#### [Dataset excerpt]
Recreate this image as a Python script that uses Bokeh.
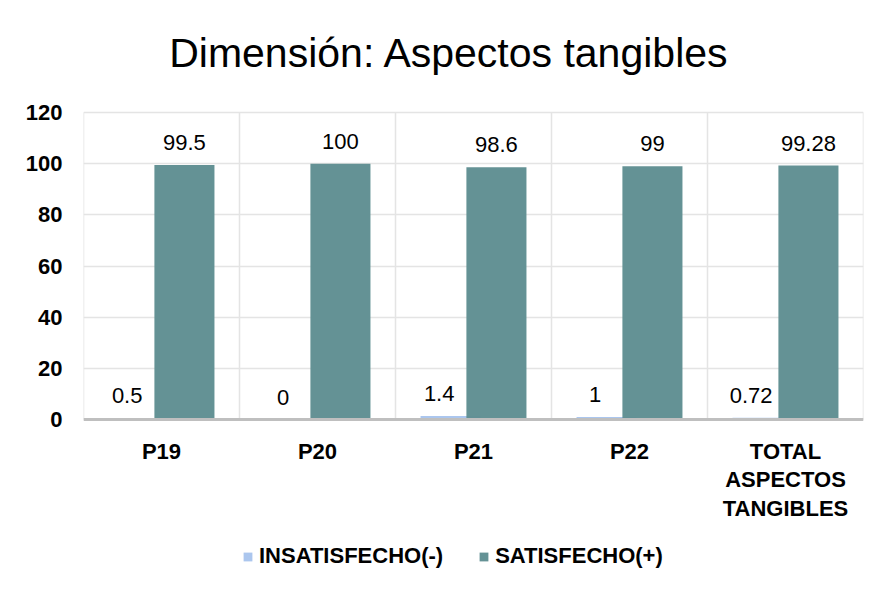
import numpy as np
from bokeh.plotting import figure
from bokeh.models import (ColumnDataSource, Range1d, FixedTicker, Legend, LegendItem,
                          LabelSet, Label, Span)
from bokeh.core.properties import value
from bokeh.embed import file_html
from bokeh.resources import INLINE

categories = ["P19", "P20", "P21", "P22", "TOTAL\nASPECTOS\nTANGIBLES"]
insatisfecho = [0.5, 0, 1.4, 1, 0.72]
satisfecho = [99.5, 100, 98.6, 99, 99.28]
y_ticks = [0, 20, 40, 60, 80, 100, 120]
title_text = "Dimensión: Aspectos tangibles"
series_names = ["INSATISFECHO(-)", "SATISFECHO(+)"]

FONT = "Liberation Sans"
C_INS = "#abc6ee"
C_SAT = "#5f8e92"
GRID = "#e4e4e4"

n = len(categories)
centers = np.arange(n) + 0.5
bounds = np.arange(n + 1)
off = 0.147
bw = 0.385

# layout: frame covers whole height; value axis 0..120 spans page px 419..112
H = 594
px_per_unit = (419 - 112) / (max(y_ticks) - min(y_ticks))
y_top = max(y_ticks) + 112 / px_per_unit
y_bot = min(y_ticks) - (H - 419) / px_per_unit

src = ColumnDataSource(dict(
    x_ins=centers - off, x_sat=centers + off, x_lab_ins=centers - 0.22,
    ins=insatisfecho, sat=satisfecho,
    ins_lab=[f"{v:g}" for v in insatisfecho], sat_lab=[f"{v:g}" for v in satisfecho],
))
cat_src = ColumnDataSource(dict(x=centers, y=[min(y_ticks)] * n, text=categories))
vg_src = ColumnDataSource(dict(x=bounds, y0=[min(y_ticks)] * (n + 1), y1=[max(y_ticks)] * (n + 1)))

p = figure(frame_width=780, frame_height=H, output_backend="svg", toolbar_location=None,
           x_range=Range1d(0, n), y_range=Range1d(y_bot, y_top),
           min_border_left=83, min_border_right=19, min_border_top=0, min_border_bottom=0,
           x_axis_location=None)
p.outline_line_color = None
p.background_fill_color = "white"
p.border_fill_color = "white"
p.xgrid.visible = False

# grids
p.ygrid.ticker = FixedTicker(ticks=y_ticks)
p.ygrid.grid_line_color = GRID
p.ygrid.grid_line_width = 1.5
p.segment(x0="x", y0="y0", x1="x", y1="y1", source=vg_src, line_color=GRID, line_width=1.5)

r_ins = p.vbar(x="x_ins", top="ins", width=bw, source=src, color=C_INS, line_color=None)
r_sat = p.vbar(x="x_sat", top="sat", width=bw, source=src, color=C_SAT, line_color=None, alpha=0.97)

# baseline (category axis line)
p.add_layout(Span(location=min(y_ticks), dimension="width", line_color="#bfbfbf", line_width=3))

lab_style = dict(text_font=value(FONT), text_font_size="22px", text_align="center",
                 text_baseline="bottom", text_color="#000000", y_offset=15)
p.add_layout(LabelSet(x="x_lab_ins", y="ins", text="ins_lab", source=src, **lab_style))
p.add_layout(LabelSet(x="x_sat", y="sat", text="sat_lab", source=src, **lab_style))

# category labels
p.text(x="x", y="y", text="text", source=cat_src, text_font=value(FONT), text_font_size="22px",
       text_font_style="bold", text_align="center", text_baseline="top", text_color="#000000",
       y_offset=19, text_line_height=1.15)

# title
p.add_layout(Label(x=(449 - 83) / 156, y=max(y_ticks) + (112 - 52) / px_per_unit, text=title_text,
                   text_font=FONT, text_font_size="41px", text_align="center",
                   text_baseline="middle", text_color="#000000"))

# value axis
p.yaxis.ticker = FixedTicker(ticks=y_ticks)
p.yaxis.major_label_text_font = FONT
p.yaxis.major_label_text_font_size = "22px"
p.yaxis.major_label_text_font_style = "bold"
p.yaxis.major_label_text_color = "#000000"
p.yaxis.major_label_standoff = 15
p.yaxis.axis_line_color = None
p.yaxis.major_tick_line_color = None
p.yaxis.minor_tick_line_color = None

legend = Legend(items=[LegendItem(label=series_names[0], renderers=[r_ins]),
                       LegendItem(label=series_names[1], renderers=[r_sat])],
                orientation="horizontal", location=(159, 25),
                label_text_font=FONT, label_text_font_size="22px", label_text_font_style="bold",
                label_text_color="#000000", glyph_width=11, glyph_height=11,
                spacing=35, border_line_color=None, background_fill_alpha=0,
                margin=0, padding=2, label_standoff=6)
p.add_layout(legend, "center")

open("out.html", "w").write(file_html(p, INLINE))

#### [What the task requires]
Repeat, word for word and with no pictures, only the lines running from the beginning of the data to the line that contains "y_bot = min(y_ticks)".

#### [Right answer]
Recreate this image as a Python script that uses Bokeh.
import numpy as np
from bokeh.plotting import figure
from bokeh.models import (ColumnDataSource, Range1d, FixedTicker, Legend, LegendItem,
                          LabelSet, Label, Span)
from bokeh.core.properties import value
from bokeh.embed import file_html
from bokeh.resources import INLINE

categories = ["P19", "P20", "P21", "P22", "TOTAL\nASPECTOS\nTANGIBLES"]
insatisfecho = [0.5, 0, 1.4, 1, 0.72]
satisfecho = [99.5, 100, 98.6, 99, 99.28]
y_ticks = [0, 20, 40, 60, 80, 100, 120]
title_text = "Dimensión: Aspectos tangibles"
series_names = ["INSATISFECHO(-)", "SATISFECHO(+)"]

FONT = "Liberation Sans"
C_INS = "#abc6ee"
C_SAT = "#5f8e92"
GRID = "#e4e4e4"

n = len(categories)
centers = np.arange(n) + 0.5
bounds = np.arange(n + 1)
off = 0.147
bw = 0.385

# layout: frame covers whole height; value axis 0..120 spans page px 419..112
H = 594
px_per_unit = (419 - 112) / (max(y_ticks) - min(y_ticks))
y_top = max(y_ticks) + 112 / px_per_unit
y_bot = min(y_ticks) - (H - 419) / px_per_unit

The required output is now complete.